■ SOURCE DATA:
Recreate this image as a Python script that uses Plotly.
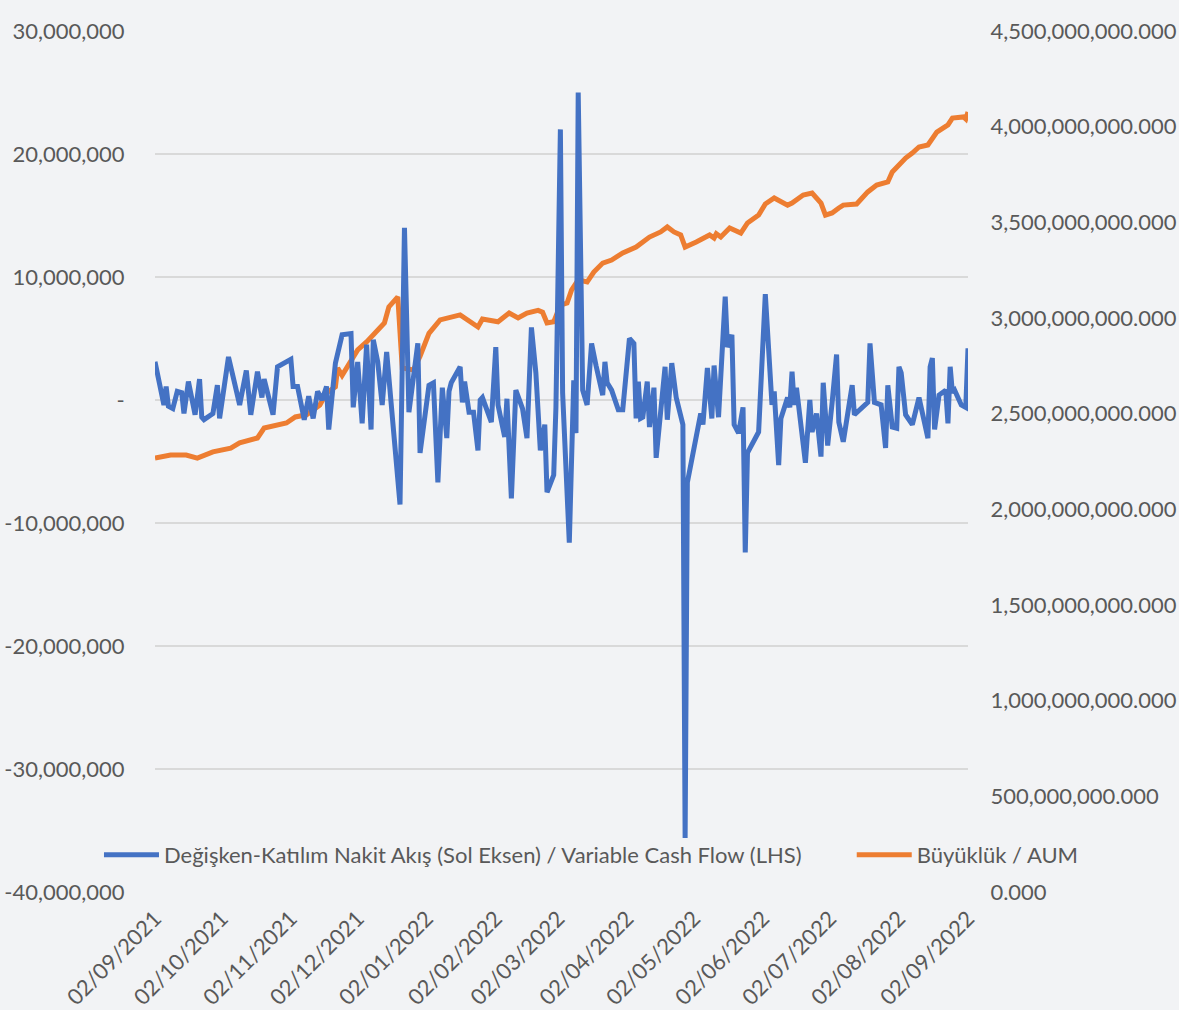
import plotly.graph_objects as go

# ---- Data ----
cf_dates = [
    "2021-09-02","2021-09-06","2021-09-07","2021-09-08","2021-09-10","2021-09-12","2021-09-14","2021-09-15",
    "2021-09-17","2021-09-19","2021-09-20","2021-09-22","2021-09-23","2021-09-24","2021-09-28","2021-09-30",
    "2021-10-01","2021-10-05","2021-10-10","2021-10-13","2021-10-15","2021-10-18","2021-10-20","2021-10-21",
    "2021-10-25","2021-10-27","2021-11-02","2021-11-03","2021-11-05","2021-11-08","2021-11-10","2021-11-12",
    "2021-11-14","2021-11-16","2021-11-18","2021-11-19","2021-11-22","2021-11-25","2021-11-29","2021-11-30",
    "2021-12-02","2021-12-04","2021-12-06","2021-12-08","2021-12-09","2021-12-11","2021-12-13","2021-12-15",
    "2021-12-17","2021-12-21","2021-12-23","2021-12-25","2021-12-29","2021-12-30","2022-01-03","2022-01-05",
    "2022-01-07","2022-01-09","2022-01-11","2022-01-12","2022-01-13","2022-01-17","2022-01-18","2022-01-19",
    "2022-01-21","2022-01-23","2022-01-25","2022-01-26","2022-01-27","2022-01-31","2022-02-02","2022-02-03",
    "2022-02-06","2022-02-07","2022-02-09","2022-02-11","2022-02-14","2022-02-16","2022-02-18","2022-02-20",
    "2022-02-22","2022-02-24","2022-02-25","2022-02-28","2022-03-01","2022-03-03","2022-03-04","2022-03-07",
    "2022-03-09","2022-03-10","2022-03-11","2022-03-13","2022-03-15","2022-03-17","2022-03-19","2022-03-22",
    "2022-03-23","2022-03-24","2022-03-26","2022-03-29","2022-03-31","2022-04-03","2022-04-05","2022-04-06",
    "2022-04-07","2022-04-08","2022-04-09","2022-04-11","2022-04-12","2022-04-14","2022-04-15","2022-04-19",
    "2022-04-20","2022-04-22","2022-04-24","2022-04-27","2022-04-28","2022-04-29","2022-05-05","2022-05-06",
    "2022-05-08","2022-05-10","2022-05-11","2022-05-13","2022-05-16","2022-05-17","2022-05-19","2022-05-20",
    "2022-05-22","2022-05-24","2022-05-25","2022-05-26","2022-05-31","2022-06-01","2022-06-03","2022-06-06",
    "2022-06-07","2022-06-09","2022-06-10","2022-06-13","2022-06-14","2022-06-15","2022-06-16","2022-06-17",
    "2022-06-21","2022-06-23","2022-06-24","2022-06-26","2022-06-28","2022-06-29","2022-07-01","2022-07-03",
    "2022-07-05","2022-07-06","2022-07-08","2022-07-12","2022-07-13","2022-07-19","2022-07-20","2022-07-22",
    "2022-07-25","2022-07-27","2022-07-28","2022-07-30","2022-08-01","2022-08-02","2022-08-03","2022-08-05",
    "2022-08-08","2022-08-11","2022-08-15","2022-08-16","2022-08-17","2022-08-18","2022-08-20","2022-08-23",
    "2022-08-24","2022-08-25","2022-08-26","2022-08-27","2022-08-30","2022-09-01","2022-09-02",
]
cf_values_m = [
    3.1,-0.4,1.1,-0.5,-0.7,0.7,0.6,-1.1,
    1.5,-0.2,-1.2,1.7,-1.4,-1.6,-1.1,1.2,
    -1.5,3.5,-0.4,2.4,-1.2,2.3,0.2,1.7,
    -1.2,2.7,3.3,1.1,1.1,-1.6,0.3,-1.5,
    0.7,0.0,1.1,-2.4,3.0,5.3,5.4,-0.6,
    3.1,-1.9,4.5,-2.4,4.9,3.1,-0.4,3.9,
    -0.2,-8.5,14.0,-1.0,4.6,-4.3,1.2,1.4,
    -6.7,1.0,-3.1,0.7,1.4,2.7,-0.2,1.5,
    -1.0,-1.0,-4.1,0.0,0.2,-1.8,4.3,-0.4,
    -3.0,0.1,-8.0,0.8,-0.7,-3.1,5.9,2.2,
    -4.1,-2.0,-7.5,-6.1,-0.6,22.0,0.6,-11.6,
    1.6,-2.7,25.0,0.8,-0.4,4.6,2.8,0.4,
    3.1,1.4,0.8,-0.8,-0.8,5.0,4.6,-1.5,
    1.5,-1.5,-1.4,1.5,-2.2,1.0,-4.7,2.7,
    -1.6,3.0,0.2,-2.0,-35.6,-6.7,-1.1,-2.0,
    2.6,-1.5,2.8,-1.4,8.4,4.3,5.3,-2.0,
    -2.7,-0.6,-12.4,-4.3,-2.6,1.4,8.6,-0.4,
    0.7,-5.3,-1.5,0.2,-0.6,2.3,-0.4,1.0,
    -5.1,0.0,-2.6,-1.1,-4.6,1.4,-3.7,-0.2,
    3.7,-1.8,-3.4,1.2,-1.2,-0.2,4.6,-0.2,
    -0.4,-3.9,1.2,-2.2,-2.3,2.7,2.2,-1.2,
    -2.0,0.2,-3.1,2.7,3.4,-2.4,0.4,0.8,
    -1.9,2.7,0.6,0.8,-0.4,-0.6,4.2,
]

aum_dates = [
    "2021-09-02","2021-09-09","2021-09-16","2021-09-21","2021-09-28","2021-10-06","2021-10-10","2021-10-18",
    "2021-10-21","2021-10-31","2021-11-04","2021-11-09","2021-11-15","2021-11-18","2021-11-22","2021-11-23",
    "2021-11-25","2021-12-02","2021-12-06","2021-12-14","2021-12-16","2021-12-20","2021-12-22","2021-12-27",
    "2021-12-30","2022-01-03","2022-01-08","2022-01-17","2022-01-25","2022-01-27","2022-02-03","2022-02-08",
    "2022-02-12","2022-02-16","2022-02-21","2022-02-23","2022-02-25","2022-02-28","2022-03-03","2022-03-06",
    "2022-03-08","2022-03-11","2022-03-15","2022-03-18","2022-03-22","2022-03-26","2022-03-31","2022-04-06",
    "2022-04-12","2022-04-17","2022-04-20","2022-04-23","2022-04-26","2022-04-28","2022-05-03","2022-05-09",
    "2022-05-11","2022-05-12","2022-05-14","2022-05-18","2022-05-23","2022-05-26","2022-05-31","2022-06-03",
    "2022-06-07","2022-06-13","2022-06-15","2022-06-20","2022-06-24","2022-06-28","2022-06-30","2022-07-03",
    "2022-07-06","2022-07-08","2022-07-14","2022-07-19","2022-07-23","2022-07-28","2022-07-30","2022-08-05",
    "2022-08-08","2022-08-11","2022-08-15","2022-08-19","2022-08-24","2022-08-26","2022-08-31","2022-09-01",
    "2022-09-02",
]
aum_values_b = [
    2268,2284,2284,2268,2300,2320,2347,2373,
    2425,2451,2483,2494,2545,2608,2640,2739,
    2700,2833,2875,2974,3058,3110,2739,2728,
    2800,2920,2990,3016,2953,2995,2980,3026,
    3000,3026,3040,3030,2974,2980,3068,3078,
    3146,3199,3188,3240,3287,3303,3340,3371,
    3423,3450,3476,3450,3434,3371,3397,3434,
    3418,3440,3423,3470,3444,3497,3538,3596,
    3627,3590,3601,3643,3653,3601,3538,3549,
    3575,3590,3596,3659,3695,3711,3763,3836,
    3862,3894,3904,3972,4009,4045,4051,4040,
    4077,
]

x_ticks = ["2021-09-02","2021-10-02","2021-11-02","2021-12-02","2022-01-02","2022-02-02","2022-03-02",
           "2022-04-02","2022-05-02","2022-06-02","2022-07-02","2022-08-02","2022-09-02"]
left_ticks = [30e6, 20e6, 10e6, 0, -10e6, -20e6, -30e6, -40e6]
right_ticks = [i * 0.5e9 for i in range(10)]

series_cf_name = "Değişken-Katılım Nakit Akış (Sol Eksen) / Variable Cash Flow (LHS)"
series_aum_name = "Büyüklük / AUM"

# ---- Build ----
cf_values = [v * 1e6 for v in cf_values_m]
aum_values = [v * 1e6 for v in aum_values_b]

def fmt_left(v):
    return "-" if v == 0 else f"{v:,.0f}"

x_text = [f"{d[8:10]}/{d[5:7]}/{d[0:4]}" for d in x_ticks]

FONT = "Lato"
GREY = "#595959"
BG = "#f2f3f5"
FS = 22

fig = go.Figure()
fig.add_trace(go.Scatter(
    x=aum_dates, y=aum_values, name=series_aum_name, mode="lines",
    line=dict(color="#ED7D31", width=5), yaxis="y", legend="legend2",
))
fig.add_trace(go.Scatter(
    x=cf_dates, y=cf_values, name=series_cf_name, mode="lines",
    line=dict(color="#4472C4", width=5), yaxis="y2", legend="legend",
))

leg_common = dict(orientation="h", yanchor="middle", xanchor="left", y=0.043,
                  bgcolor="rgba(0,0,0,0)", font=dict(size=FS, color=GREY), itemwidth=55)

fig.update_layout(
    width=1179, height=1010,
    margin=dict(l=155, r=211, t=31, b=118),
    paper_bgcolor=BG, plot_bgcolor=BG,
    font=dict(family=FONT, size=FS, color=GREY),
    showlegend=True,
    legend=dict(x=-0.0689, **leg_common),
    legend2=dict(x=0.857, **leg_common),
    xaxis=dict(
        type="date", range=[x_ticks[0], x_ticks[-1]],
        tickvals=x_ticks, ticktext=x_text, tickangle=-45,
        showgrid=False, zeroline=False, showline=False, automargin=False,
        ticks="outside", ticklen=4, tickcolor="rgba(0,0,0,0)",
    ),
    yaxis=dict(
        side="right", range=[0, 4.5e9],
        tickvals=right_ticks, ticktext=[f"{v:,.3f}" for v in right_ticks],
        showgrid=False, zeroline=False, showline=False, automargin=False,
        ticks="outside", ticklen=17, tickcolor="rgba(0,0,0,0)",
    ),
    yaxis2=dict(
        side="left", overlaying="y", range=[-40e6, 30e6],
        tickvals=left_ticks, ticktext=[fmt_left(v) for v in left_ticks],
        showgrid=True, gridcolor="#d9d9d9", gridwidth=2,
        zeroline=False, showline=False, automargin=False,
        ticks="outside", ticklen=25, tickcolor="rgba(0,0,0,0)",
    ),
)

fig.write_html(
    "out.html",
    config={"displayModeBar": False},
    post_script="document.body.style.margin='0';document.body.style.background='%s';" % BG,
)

■ BRIEF:
Restate, line by line and word for word, everything from the top of the material through the line that contains "import plotly.graph_objects as go". Leave pictures out.

■ TASK OUTPUT:
Recreate this image as a Python script that uses Plotly.
import plotly.graph_objects as go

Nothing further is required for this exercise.